You Have a Right to a Federal Criminal Appeal
A federal appeal is a legal process in which a higher court reviews a person’s criminal conviction and sentence. There is no guaranteed constitutional right to appeal when it comes to criminal cases. Nonetheless, every state, including Florida, as well as the federal government have enacted laws that give higher courts the right to review lower court judgments. Federal appeals courts review the decisions of trial court judges to make sure that they applied the laws correctly.
There are two tiers of criminal appeals. The United States Courts of Appeals reviews district court judgments from their circuits. The Supreme Court of the United States is the highest federal appellate court in the United States. The Supreme Court reviews the judgments of the federal courts of appeals circuits.
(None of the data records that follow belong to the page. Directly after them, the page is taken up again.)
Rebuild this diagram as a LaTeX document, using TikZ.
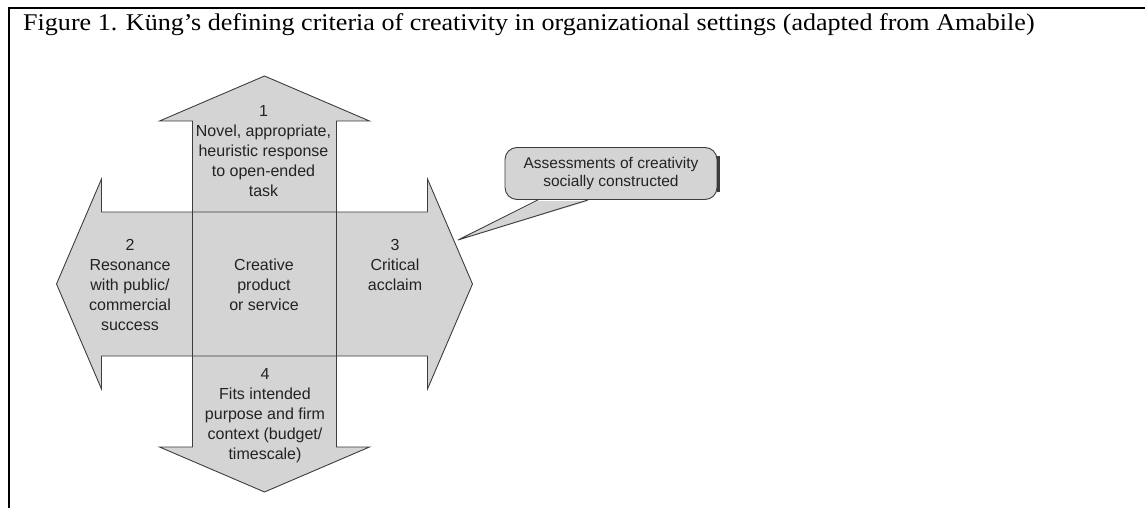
\documentclass[tikz,border=0pt]{standalone}
\usepackage{fontspec}
\setmainfont{Liberation Serif}
\newfontfamily\labelfont{Liberation Sans}
\definecolor{crossfill}{RGB}{212,212,212}
\definecolor{crossline}{RGB}{60,60,60}
\definecolor{labeltext}{RGB}{35,35,35}
\begin{document}
\begin{tikzpicture}[x=1pt,y=-1pt,
  crossbody/.style={fill=crossfill},
  crossedge/.style={draw=crossline,line width=0.9pt,line join=miter},
  celltext/.style={inner sep=0pt,align=center,text=labeltext,
    font=\labelfont\fontsize{16}{20}\selectfont},
  notebox/.style={draw=crossline,fill=crossfill,line width=0.9pt,rounded corners=12pt,
    minimum width=212pt,minimum height=52pt,inner sep=0pt,align=center,text=labeltext,
    font=\labelfont\fontsize{15.5}{18.3}\selectfont},
  frameline/.style={draw=black,line width=2pt}]
\useasboundingbox (0,0) rectangle (1145,508);
\fill[white] (0,0) rectangle (1145,508);

% open frame: top and left rules only
\draw[frameline] (8.5,8.5) -- (1145,8.5);
\draw[frameline] (8.5,7.5) -- (8.5,508);

% caption
\node[anchor=base west,inner sep=0pt,font=\fontsize{24}{28}\selectfont] (caption) at (23,31)
  {\scalebox{1.086}[1]{Figure 1. Küng’s defining criteria of creativity in organizational settings (adapted from Amabile)}};

% four-way arrow cross
\begin{scope}[shift={(264.5,284)}]
  \fill[crossbody] (0,-208) -- (105,-163) -- (72,-163) -- (72,-72) -- (163,-72) -- (163,-105)
    -- (208,0) -- (163,105) -- (163,72) -- (72,72) -- (72,163) -- (105,163) -- (0,208)
    -- (-105,163) -- (-72,163) -- (-72,72) -- (-163,72) -- (-163,105) -- (-208,0)
    -- (-163,-105) -- (-163,-72) -- (-72,-72) -- (-72,-163) -- (-105,-163) -- cycle;
  % vertical double arrow outline
  \draw[crossedge] (0,-208) -- (105,-163) -- (72,-163) -- (72,163) -- (105,163) -- (0,208)
    -- (-105,163) -- (-72,163) -- (-72,-163) -- (-105,-163) -- cycle;
  % horizontal double arrow outline
  \draw[crossedge] (-208,0) -- (-163,-105) -- (-163,-72) -- (163,-72) -- (163,-105) -- (208,0)
    -- (163,105) -- (163,72) -- (-163,72) -- (-163,105) -- cycle;
\end{scope}

% cell labels
\node[celltext] (top) at (263.5,151) {1\\Novel, appropriate,\\heuristic response\\to open-ended\\task};
\node[celltext] (left) at (130,284.5) {2\\Resonance\\with public/\\commercial\\success};
\node[celltext] (centre) at (264,284.5) {Creative\\product\\or service};
\node[celltext] (right) at (395,264.5) {3\\Critical\\acclaim};
\node[celltext] (bottom) at (265,416) {4\\Fits intended\\purpose and firm\\context (budget/\\timescale)};

% callout
\node[notebox] (note) at (611,173.5) {Assessments of creativity\\socially constructed};
\draw[crossline,line width=2.4pt] ([xshift=1pt,yshift=-18pt]note.east) -- ([xshift=1pt,yshift=18pt]note.east);
\coordinate (pointer) at (458,240);
\fill[crossfill] ([xshift=-73pt,yshift=-1.2pt]note.south) -- (pointer) -- ([xshift=-23pt,yshift=-1.2pt]note.south) -- cycle;
\draw[crossline,line width=0.9pt,line join=miter] ([xshift=-73pt]note.south) -- (pointer) -- ([xshift=-23pt]note.south);
\end{tikzpicture}
\end{document}
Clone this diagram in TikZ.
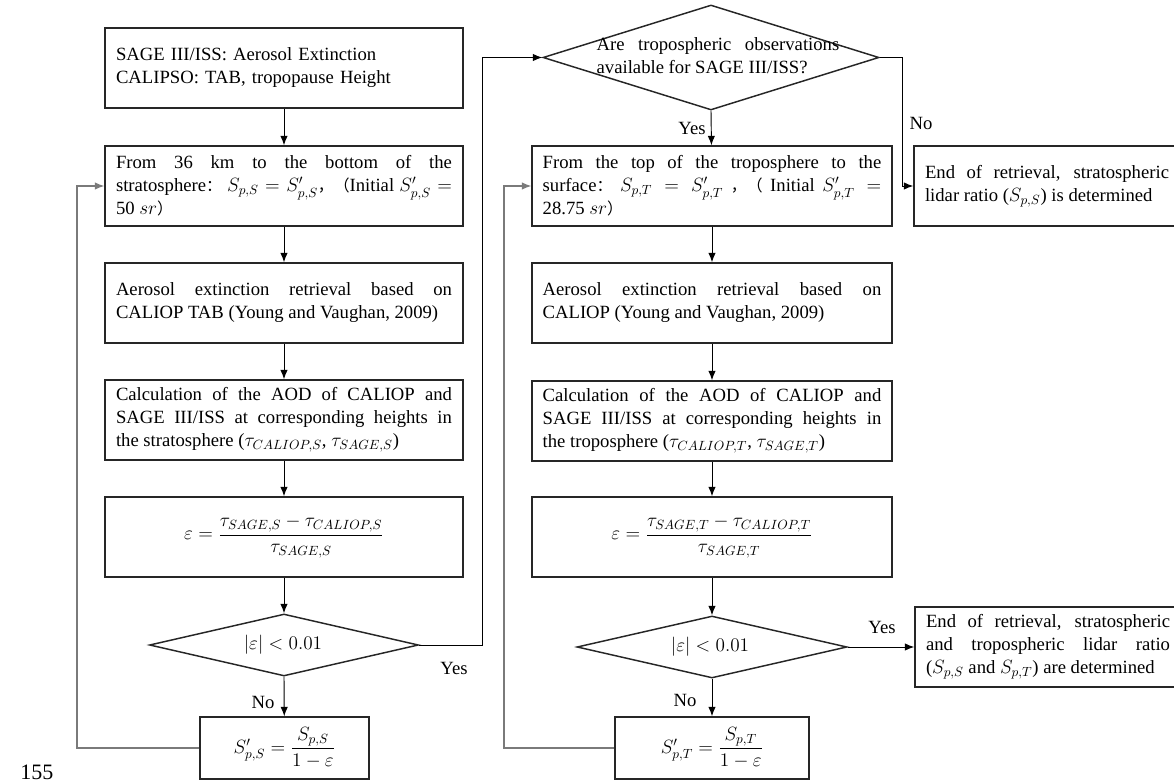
\documentclass[tikz,border=0pt]{standalone}
\usepackage{amsmath}
\usepackage{fontspec}
\setmainfont{Liberation Serif}
\newfontfamily\cjk[Scale=0.85]{Noto Sans CJK SC}
\usetikzlibrary{shapes.geometric,arrows.meta}
\definecolor{boxc}{HTML}{262626}
\definecolor{loopc}{HTML}{7A7A7A}
\begin{document}
\tolerance=10000
\relpenalty=10000
\binoppenalty=10000
\begin{tikzpicture}[x=0.75pt,y=-0.75pt,
  every node/.style={font=\fontsize{14}{17.25}\selectfont},
  box/.style={draw=boxc, line width=1.1pt, minimum height=60pt, inner xsep=8.25pt, inner ysep=2pt, text width=252pt, align=justify},
  rbox/.style={box, text width=254pt, inner xsep=8pt},
  ebox/.style={draw=boxc, line width=1.1pt, minimum height=60pt, inner xsep=8.25pt, inner ysep=2pt, text width=183pt, align=justify},
  fbox/.style={draw=boxc, line width=1.1pt, minimum height=46.5pt, align=center, inner sep=2pt},
  dia/.style={draw=boxc, line width=1.1pt, shape=diamond, inner sep=0pt},
  arr/.style={draw=black, line width=0.7pt, -{Latex[length=7pt,width=5.5pt]}},
  loop/.style={draw=loopc, line width=0.8pt, -{Latex[length=7pt,width=5.5pt]}},
  lbl/.style={inner sep=0pt}
]
\useasboundingbox (0,0) rectangle (1174,780);

% left column
\node[box, align=left] (B1) at (284,68) {SAGE III/ISS: Aerosol Extinction\\CALIPSO: TAB, tropopause Height};
\node[box] (B2) at (284,186) {From 36 km to the bottom of the\linebreak stratosphere{\cjk ：} $S_{p,S}=S'_{p,S}${\cjk ，（}Initial $S'_{p,S}=$\linebreak 50 $sr${\cjk ）}};
\node[box] (B3) at (284,303) {Aerosol extinction retrieval based on\linebreak CALIOP TAB (Young and Vaughan, 2009)};
\node[box] (B4) at (284,420) {Calculation of the AOD of CALIOP and\linebreak SAGE III/ISS at corresponding heights in\linebreak the stratosphere ($\tau_{CALIOP,S}$, $\tau_{SAGE,S}$)};
\node[box, align=flush center] (B5) at (284,537) {$\varepsilon=\dfrac{\tau_{SAGE,S}-\tau_{CALIOP,S}}{\tau_{SAGE,S}}$};
\node[dia, minimum width=201.75pt, minimum height=46.5pt, aspect=4.3] (DL) at (284,645) {};
\node[lbl] (DLt) at (283,645) {$|\varepsilon|<0.01$};
\node[fbox, minimum width=126.75pt] (FL) at (284.5,748) {$S'_{p,S}=\dfrac{S_{p,S}}{1-\varepsilon}$};

% right column
\node[dia, minimum width=252pt, minimum height=78.75pt, aspect=3.2] (DT) at (711,57.5) {};
\node[lbl, text width=182pt, align=justify] (DTt) at (718,56) {Are tropospheric observations\linebreak available for SAGE III/ISS?};
\node[rbox] (R1) at (712,186) {From the top of the troposphere to the\linebreak surface{\cjk ：} $S_{p,T}=S'_{p,T}$ {\cjk ，（} Initial $S'_{p,T}=$\linebreak 28.75 $sr${\cjk ）}};
\node[rbox] (R2) at (712,303) {Aerosol extinction retrieval based on\linebreak CALIOP (Young and Vaughan, 2009)};
\node[rbox] (R3) at (712,421) {Calculation of the AOD of CALIOP and\linebreak SAGE III/ISS at corresponding heights in\linebreak the troposphere ($\tau_{CALIOP,T}$, $\tau_{SAGE,T}$)};
\node[rbox, align=flush center] (R4) at (712,537) {$\varepsilon=\dfrac{\tau_{SAGE,T}-\tau_{CALIOP,T}}{\tau_{SAGE,T}}$};
\node[dia, minimum width=202.5pt, minimum height=46.5pt, aspect=4.3] (DR) at (712,647) {};
\node[lbl] (DRt) at (710,647) {$|\varepsilon|<0.01$};
\node[fbox, minimum width=145.5pt] (FR) at (712,748) {$S'_{p,T}=\dfrac{S_{p,T}}{1-\varepsilon}$};

% end boxes
\node[ebox] (E1) at (1047,186) {End of retrieval, stratospheric\linebreak lidar ratio ($S_{p,S}$) is determined};
\node[ebox] (E2) at (1048,647) {End of retrieval, stratospheric\linebreak and tropospheric lidar ratio\linebreak ($S_{p,S}$ and $S_{p,T}$) are determined};

% labels
\node[lbl] (nL) at (263,702) {No};
\node[lbl] (yL) at (454,668) {Yes};
\node[lbl] (yT) at (692,128) {Yes};
\node[lbl] (nT) at (921,123) {No};
\node[lbl] (nR) at (685,700) {No};
\node[lbl] (yR) at (882,627) {Yes};
\node[lbl, anchor=base west, font=\fontsize{16.5}{18}\selectfont] (pg) at (20,779) {155};

% coordinates
\coordinate (lloop) at (77,748);
\coordinate (rloop) at (504,748);
\coordinate (yesturn) at (482,645);
\coordinate (noturn) at (902,57.5);

% connectors
\draw[arr] (B1) -- (B2);
\draw[arr] (B2) -- (B3);
\draw[arr] (B3) -- (B4);
\draw[arr] (B4) -- (B5);
\draw[arr] (B5) -- (DL.north);
\draw[arr] (DL.south) -- (FL);
\draw[loop] (FL.west) -- (lloop) |- (B2.west);
\draw[arr] (DL.east) -- (yesturn) |- (DT.west);
\draw[arr] (DT.south) -- (R1);
\draw[arr] (DT.east) -- (noturn) |- (E1.west);
\draw[arr] (R1) -- (R2);
\draw[arr] (R2) -- (R3);
\draw[arr] (R3) -- (R4);
\draw[arr] (R4) -- (DR.north);
\draw[arr] (DR.south) -- (FR);
\draw[loop] (FR.west) -- (rloop) |- (R1.west);
\draw[arr] (DR.east) -- (E2.west);
\end{tikzpicture}
\end{document}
Federal Criminal Appeals do Not Reevaluate the Facts of the Case
One of the most important things to know is that the federal appeals process is often lengthy. Despite the time involved in a federal criminal appeals court, federal criminal court appellate judges do not re-try the entire case. For example, the judge reviewing your federal criminal court review will not hold another trial with witnesses and evidence. Instead, the judge will review the written legal arguments from your criminal defense lawyer and the prosecutor and then make a decision on the legal arguments involved.
Appellate Courts are Different From Trial Courts
Many times, convicted criminal defendants expect to attend court again for their appeal. When it comes to criminal appeals, there is no trial. Appellate courts do not listen to “evidence” or any testimony like trial courts do. The only in-person court appearances involve motions and attorneys making legal arguments based on the alleged errors of the trial court below. Your criminal appeals lawyer will argue that the judge made such a serious error that you are entitled to a retrial or to have your case dismissed. The prosecuting lawyer will claim that the trial court did not make an error serious enough to warrant any changes. By the time you hire a federal criminal appeals lawyer, the facts in your criminal case have already been “set in stone.”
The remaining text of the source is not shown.